I thought the book was rather good and said a lot that I agree with. The self-contradictions, maybe not noticed by a less careful reader prevented my from rating it more highly. Also, the author approached the obvious conclusion that modern anti-Zionism is old wine in new bottles; i.e. anti-Semitism.
But he is so anxious to demonstrate the congruence between European and Arab anti-Semitism that he seems to forget his own arguments about the difference in historical circumstances. He thus becomes incapable of making sense of much of the evidence of Arab anti-Semitism that he cites here.
Joel Beinin, Middle East Research and Information Project
An excellent, well-written book by one of the best experts on Middle Eastern history. It shed light on the roots of anti-Semitism from the beginnings of Christianity to the nowadays Israel-philistine conflict in the region. I like the part of the book that explains the relations of the Arab nations (who are also Semites) with Nazi Germany before the World War II and the reinterpretation and misinterpretation of the anti-Semitic attitude of the Nazis, first against Zionism and then against the hatred of Jews in their newspapers and in the pamphlets, distributed among the population; because they needed the support of the Arab leadership against the British forces.
I always wanted to know how and where this problem had started.

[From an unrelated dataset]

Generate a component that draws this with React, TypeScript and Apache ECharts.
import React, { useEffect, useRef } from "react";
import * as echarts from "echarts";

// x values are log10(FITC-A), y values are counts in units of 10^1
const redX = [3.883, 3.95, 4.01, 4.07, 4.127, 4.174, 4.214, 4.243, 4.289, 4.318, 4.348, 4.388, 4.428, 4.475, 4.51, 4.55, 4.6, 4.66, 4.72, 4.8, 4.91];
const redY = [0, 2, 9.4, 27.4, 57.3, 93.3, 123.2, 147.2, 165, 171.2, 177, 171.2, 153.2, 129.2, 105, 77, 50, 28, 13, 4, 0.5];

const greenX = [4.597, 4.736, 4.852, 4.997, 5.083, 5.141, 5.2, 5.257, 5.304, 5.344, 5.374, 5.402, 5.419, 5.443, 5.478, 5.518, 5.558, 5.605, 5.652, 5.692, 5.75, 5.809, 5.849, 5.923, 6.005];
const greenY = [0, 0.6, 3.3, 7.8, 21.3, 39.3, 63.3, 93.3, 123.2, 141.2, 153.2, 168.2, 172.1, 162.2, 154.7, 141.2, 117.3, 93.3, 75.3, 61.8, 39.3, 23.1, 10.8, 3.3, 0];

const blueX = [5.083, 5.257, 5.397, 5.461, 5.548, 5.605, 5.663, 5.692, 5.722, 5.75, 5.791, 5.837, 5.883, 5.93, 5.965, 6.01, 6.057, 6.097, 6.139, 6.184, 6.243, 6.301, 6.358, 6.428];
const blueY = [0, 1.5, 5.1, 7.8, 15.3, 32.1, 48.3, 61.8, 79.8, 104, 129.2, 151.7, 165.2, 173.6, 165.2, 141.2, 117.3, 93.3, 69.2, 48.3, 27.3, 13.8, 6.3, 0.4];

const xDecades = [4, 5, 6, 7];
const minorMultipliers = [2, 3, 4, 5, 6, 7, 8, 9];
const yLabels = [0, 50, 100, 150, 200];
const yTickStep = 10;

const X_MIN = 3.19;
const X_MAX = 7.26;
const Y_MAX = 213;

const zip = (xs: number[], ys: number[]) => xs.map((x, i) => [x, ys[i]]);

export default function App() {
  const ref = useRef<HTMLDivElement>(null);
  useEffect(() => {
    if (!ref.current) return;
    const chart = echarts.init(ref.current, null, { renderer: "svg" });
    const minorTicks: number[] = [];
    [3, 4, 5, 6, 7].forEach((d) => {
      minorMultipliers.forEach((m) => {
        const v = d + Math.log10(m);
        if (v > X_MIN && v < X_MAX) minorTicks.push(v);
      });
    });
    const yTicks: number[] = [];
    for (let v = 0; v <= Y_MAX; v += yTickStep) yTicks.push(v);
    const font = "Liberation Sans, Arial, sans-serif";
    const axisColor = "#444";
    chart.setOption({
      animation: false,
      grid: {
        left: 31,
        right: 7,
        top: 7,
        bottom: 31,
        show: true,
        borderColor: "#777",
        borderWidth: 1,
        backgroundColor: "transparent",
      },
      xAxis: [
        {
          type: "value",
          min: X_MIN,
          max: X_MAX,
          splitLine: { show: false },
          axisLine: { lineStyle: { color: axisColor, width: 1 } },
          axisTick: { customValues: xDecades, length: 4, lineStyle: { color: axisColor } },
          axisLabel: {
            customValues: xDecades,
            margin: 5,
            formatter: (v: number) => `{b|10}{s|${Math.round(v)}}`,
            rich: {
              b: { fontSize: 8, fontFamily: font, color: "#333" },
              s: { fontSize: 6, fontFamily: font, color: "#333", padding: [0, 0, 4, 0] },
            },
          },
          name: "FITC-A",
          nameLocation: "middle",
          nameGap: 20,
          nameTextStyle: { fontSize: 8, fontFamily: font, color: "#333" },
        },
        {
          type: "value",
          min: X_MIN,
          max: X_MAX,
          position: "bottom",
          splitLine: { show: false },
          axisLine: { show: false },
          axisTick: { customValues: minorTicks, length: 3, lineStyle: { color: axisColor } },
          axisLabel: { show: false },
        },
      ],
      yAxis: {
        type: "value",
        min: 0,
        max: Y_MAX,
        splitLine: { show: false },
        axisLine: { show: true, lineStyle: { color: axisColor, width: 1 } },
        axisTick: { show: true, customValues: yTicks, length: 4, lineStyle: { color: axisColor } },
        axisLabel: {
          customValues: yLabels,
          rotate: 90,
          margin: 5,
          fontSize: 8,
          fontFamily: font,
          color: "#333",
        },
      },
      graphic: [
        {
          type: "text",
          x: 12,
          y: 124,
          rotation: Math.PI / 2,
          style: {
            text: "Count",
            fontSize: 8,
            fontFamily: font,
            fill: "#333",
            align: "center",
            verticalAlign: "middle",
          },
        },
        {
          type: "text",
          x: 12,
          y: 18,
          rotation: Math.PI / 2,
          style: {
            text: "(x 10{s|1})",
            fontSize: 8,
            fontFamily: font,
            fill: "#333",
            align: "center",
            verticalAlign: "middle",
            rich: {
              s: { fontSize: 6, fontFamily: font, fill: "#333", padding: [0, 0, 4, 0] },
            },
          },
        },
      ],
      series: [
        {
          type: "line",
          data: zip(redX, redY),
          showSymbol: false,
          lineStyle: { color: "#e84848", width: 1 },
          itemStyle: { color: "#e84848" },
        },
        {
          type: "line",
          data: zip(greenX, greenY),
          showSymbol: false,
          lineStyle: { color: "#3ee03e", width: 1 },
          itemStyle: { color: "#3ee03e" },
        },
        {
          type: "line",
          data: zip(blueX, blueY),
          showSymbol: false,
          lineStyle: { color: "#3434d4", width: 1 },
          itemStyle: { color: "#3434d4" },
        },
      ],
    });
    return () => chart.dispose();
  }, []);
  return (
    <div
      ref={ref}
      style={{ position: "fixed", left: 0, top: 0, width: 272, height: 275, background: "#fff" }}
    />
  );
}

The historical facts on this subject were fantastic, especially regarding contemporary Arab anti-Semitism, which was based on the Christian anti-Semitism or Jew-hatred of the last few centuries.
What an amazing 100 first pages!!! However the book eventually loses speed...
I fully disagreed on Lewis' interpretation that the radical left is anti-semitic. Even though he does pick the most damning of quotes from Marx, Engles, Bakunin, and Proudhun.
I'm happy to have this book within my collection none-the-less.
Müthiş bi kitap. Soykırımı, İsrail'in kuruluşunu, hristiyan-yahudi, müslüman- yahudi çatışmasını, anti-semitizmin doğuşunu ve ilerleyişini, yahudilerin tarihsel sürecini bütün olarak çok iyi ifade ediyor. Büyük keyif aldım diyebilirim. Bernard Lewis alanında en iyisi.